The Premiership football season ended yesterday, with despair, coupled with physical sickness for Tottenham, joy, and with misty-eyed celebration for Arsenal, but the campaign may not be over. Tottenham are to hold an emergency board meeting this morning at which they will consider taking legal action against either, or both, the Premier League and the Marriott Hotel, Canary Wharf.

This follows the extraordinary events of yesterday in which Tottenham, who claimed to have 10 players suffering from food poisoning after eating in the hotel on Saturday night, were, they feel, forced into playing West Ham United. They lost 2-1, a defeat which enabled Arsenal to leapfrog above them into the final Champions' League qualifying position with a 4-2 win over Wigan Athletic. Thierry Henry signed off from Highbury with a hat-trick.

Tottenham go into the Uefa Cup but Martin Jol, their manager, admitted a fine season had been "spoiled" by its denouement. He stressed that, personally, he did not believe foul play was involved. He also refused to blame his players' debilitation for their defeat. But key players had played though ill, notably Michael Carrick who lasted only 63 minutes before being withdrawn.

"The doctor [Charlotte Cowie] woke me at 5am," Jol said, "saying there were seven players already ill. Three others then fell ill. It was an awkward situation but the game should not have been played. We asked the Premier League to postpone the match by a day. They are footballers, they are fit, after one day they would be OK. Then we asked for four hours, so we could get some food and fluid into them."

The police, nervous at the prospect of West Ham and Spurs fans drinking for four extra hours before kick-off, vetoed that, offering a two-hour delay. This, Spurs felt, was insufficient. Aware that Middlesbrough were docked three points (and relegated as a result) for failing to fulfil a fixture in 1997 after suffering a flu epidemic, Tottenham decided to play, the final decision being made barely 90 minutes before kick-off.

They had already called Premier League officials, the Metropolitan Police and environmental health officers to the hotel, decisions made jointly by Jol, who said he felt ill himself, Cowie and Daniel Levy, the chairman. Police officers travelled on the team bus and blood and urine samples were taken.

With four reserve-team players summoned to augment the squad, Jol decided to wait until after the warm-up and see who felt able to play.
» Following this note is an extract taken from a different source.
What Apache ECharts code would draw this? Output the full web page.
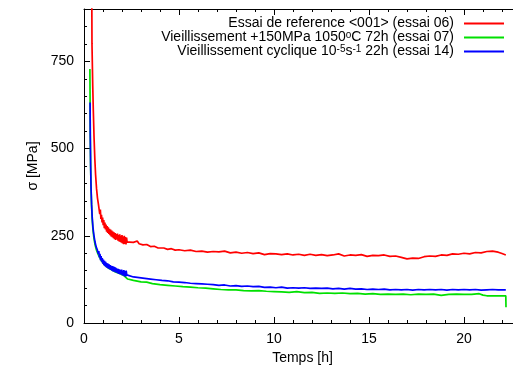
<!DOCTYPE html>
<html>
<head>
<meta charset="utf-8">
<script src="https://cdn.jsdelivr.net/npm/echarts@6/dist/echarts.min.js"></script>
<style>html,body{margin:0;padding:0;background:#fff}.c{position:absolute;left:0;top:0;width:513px;height:371px}</style>
</head>
<body>
<div class="c" id="frame"></div>
<div class="c" id="c"></div>
<script>
var seriesNames = [
  'Essai de reference <001> (essai 06)',
  'Vieillissement +150MPa 1050oC 72h (essai 07)',
  'Vieillissement cyclique 10-5s-1 22h (essai 14)'
];
var legendRich = [
  '{t|Essai de reference <001> (essai 06)}',
  '{t|Vieillissement +150MPa 1050}{s|o}{t|C 72h (essai 07)}',
  '{t|Vieillissement cyclique 10}{s|-5}{t|s}{s|-1}{t| 22h (essai 14)}'
];
var yTicks = [0, 250, 500, 750];

// essai 06 : [temps h, sigma MPa]
var redData = [
  [0.40,1100],[0.42,800],[0.46,680],[0.49,610],[0.53,530],[0.57,470],[0.61,425],[0.66,385],[0.71,358],[0.76,340],
  [0.80,340],[0.83,312],[0.86,325],[0.89,298],[0.92,310],[0.95,288],[0.98,302],[1.01,280],[1.04,295],[1.07,272],
  [1.10,288],[1.13,268],[1.16,282],[1.19,262],[1.22,278],[1.25,258],[1.28,274],[1.31,255],[1.34,270],[1.37,252],
  [1.40,268],[1.43,248],[1.46,265],[1.49,246],[1.52,262],[1.55,243],[1.58,260],[1.61,240],[1.64,258],[1.67,238],
  [1.70,255],[1.73,240],[1.76,256],[1.79,236],[1.82,252],[1.85,234],[1.88,254],[1.91,232],[1.94,250],[1.97,230],
  [2.00,252],[2.03,228],[2.06,248],[2.09,226],[2.12,250],[2.15,227],[2.18,246],[2.21,225],[2.24,245],[2.27,232],[2.30,236],
  [2.4,232],[2.5,228],[2.6,231],[2.7,226],[2.8,235],[2.9,227],[3.0,226],[3.1,224],[3.2,222],[3.3,225],[3.4,224],[3.5,219],
  [3.6,216],[3.7,220],[3.8,219],[3.9,215],[4.0,214],[4.2,215],[4.4,211],
  [4.6,213],[4.8,209],[5.0,210],[5.3,207],[5.6,209],[5.9,205],[6.2,206],[6.5,203],[6.8,205],[7.1,204],[7.4,206],
  [7.7,201],[8.0,203],[8.3,200],[8.6,202],[8.9,199],[9.2,201],[9.5,196],[9.8,199],[10.1,198],[10.4,196],[10.7,198],
  [11.0,195],[11.3,197],[11.6,194],[11.9,197],[12.2,194],[12.5,196],[12.8,193],[13.1,195],[13.4,198],[13.7,192],
  [14.0,195],[14.3,194],[14.6,196],[14.9,191],[15.2,194],[15.5,193],[15.8,195],[16.1,191],[16.4,192],[16.7,188],
  [17.0,184],[17.3,186],[17.6,185],[17.9,190],[18.2,192],[18.5,191],[18.8,195],[19.1,194],[19.4,198],[19.7,197],
  [20.0,200],[20.3,198],[20.6,202],[20.9,201],[21.2,205],[21.5,206],[21.8,203],[22.0,199],[22.2,195]
];

// essai 07
var greenData = [
  [0.31,728],[0.32,640],[0.33,540],[0.35,450],[0.37,385],[0.40,335],[0.43,298],[0.47,268],[0.52,244],[0.58,225],
  [0.65,210],[0.75,196],[0.9,180],[1.05,168],[1.3,157],[1.6,148],[1.9,141],[2.1,136],[2.3,126],
  [2.6,122],[3.0,118],[3.3,117],[3.6,113],[4.0,110],[4.4,108],[4.8,106],[5.2,104],[5.6,103],[6.0,101],[6.4,100],
  [6.8,98],[7.2,96],[7.6,95],[8.0,95],[8.4,93],[8.8,92],[9.2,93],[9.6,91],[10.0,90],[10.4,89],[10.8,88],[11.2,90],
  [11.6,87],[12.0,88],[12.4,85],[12.8,86],[13.2,85],[13.6,86],[14.0,84],[14.4,85],[14.8,83],[15.2,84],[15.6,82],
  [16.0,83],[16.4,82],[16.8,83],[17.2,81],[17.6,83],[18.0,82],[18.4,83],[18.8,79],[19.2,82],[19.6,83],[20.0,82],
  [20.4,82],[20.8,84],[21.0,80],[21.2,78],[21.6,78],[22.0,78],[22.2,78],[22.21,45]
];

// essai 14
var blueData = [
  [0.32,632],[0.33,540],[0.35,450],[0.37,390],[0.40,340],[0.43,305],[0.47,275],[0.52,252],[0.58,232],[0.64,218],[0.70,210],
  [0.72,214],[0.75,198],[0.78,206],[0.81,188],[0.84,198],[0.87,180],[0.90,192],[0.93,176],[0.96,186],[0.99,170],
  [1.02,182],[1.05,166],[1.08,178],[1.11,163],[1.14,175],[1.17,160],[1.20,172],[1.23,158],[1.26,170],[1.29,156],
  [1.32,168],[1.35,154],[1.38,166],[1.41,152],[1.44,164],[1.47,150],[1.50,163],[1.53,148],[1.56,162],[1.59,147],
  [1.62,160],[1.65,146],[1.68,158],[1.71,144],[1.74,156],[1.77,143],[1.80,155],[1.83,141],[1.86,154],[1.89,140],
  [1.92,152],[1.95,139],[1.98,153],[2.01,137],[2.04,150],[2.07,136],[2.10,152],[2.13,134],[2.16,149],[2.19,133],
  [2.22,150],[2.25,138],[2.28,136],
  [2.35,135],[2.6,132],[2.9,130],[3.2,128],[3.5,126],[3.8,124],[4.1,122],[4.4,121],[4.7,118],[5.0,117],[5.3,116],
  [5.6,114],[5.9,113],[6.2,112],[6.5,111],[6.8,110],[7.1,108],[7.4,109],[7.7,106],[8.0,107],[8.3,105],[8.6,106],
  [8.9,104],[9.2,105],[9.5,102],[9.8,103],[10.1,101],[10.4,103],[10.7,100],[11.0,101],[11.3,100],[11.6,101],
  [11.9,99],[12.2,100],[12.5,99],[12.8,100],[13.1,98],[13.4,99],[13.7,97],[14.0,99],[14.3,97],[14.6,98],[14.9,96],
  [15.2,97],[15.5,96],[15.8,97],[16.1,95],[16.4,96],[16.7,95],[17.0,96],[17.3,94],[17.6,96],[17.9,95],[18.2,96],
  [18.5,95],[18.8,96],[19.1,94],[19.4,96],[19.7,95],[20.0,96],[20.3,95],[20.6,96],[20.9,94],[21.2,95],[21.5,96],
  [21.8,95],[22.2,95]
];

var colors = ['#ff0000', '#00e000', '#0000ff'];
var FONT = '"Liberation Sans", Arial, sans-serif';
var XMAX = 23, YMAX = 900;
var GRID = { left: 84, top: 9, width: XMAX * 19, height: 314, outerBoundsMode: 'none' };

// ---- frame chart: border lines and inward ticks only ----
function fx(pos, interval, len, line) {
  return {
    type: 'value', position: pos, min: 0, max: XMAX, interval: interval,
    axisLine: { show: line, onZero: false, lineStyle: { color: '#000', width: 1 } },
    axisTick: { show: true, inside: true, length: len, lineStyle: { color: '#000', width: 1 } },
    axisLabel: { show: false }, splitLine: { show: false }
  };
}
function fy(interval, len, line) {
  return {
    type: 'value', position: 'left', min: 0, max: YMAX, interval: interval,
    axisLine: { show: line, onZero: false, lineStyle: { color: '#000', width: 1 } },
    axisTick: { show: true, inside: true, length: len, lineStyle: { color: '#000', width: 1 } },
    axisLabel: { show: false }, splitLine: { show: false }
  };
}
var frame = echarts.init(document.getElementById('frame'));
frame.setOption({
  animation: false,
  grid: GRID,
  xAxis: [fx('bottom', 5, 6, true), fx('bottom', 1, 3, false), fx('top', 5, 6, true), fx('top', 1, 3, false)],
  yAxis: [fy(250, 6, true), fy(50, 3, false)],
  series: [{ type: 'line', data: [], xAxisIndex: 0, yAxisIndex: 0 }]
});

// ---- main chart: data, labels, names, legend ----
function mk(i, data) {
  return {
    name: seriesNames[i], type: 'line', data: data, xAxisIndex: 0, yAxisIndex: 0,
    symbol: 'none', showSymbol: false, animation: false, clip: true,
    lineStyle: { color: colors[i], width: 1.7 }, itemStyle: { color: colors[i] }
  };
}
var chart = echarts.init(document.getElementById('c'));
chart.setOption({
  animation: false,
  backgroundColor: 'transparent',
  grid: GRID,
  xAxis: {
    type: 'value', min: 0, max: XMAX, interval: 5,
    axisLine: { show: false, onZero: false }, axisTick: { show: false }, splitLine: { show: false },
    axisLabel: { show: true, margin: 9, color: '#000', fontSize: 14, fontFamily: FONT },
    name: 'Temps [h]', nameLocation: 'middle', nameGap: 26,
    nameTextStyle: { color: '#000', fontSize: 14, fontFamily: FONT }
  },
  yAxis: {
    type: 'value', min: 0, max: YMAX, interval: 250,
    axisLine: { show: false, onZero: false }, axisTick: { show: false }, splitLine: { show: false },
    axisLabel: { show: true, margin: 10, color: '#000', fontSize: 14, fontFamily: FONT,
      formatter: function (v) { return yTicks.indexOf(v) >= 0 ? String(v) : ' '; } },
    name: 'σ [MPa]', nameLocation: 'middle', nameGap: 38,
    nameTextStyle: { color: '#000', fontSize: 14, fontFamily: FONT }
  },
  legend: {
    orient: 'vertical', right: 4, top: 11, align: 'right', itemGap: 0,
    itemWidth: 40, itemHeight: 8, icon: 'path://M0,0L40,0L40,2L0,2Z',
    data: seriesNames.map(function (n, i) { return { name: n, itemStyle: { color: colors[i] } }; }),
    formatter: function (name) { return legendRich[seriesNames.indexOf(name)]; },
    textStyle: {
      color: '#000', fontFamily: FONT, fontSize: 14,
      rich: {
        t: { fontSize: 14, fontFamily: FONT, color: '#000', lineHeight: 15, verticalAlign: 'top' },
        s: { fontSize: 10, fontFamily: FONT, color: '#000', lineHeight: 3, verticalAlign: 'top' }
      },
      padding: [0, 5, 0, 0]
    },
    selectedMode: false
  },
  series: [mk(0, redData), mk(1, greenData), mk(2, blueData)]
});
</script>
</body>
</html>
Six affected players started: Michael Dawson, Aaron Lennon, Teemu Tainio, Michael Carrick, Edgar Davids and Robbie Keane. "You hope for the best and we started with a reasonably good team," Jol said. "Some couldn't finish the game but I was very proud of them."

Over at Highbury, Arsène Wenger had followed the events on television. "I thought we must play our game and win it whatever happened at West Ham," he said. "I feel sorry for Tottenham, but sport is like that.

"Today it felt like fate. We gave everything to get in the Champions' League. We won three matches this week, two of them away, scoring 10 goals. We can now go into the final with less pressure."

Arsenal can now travel to Paris for the Champions' League final with Barcelona knowing their continued participation is not dependent on winning it. That could be a critical factor when it comes to securing Henry's signature for another year.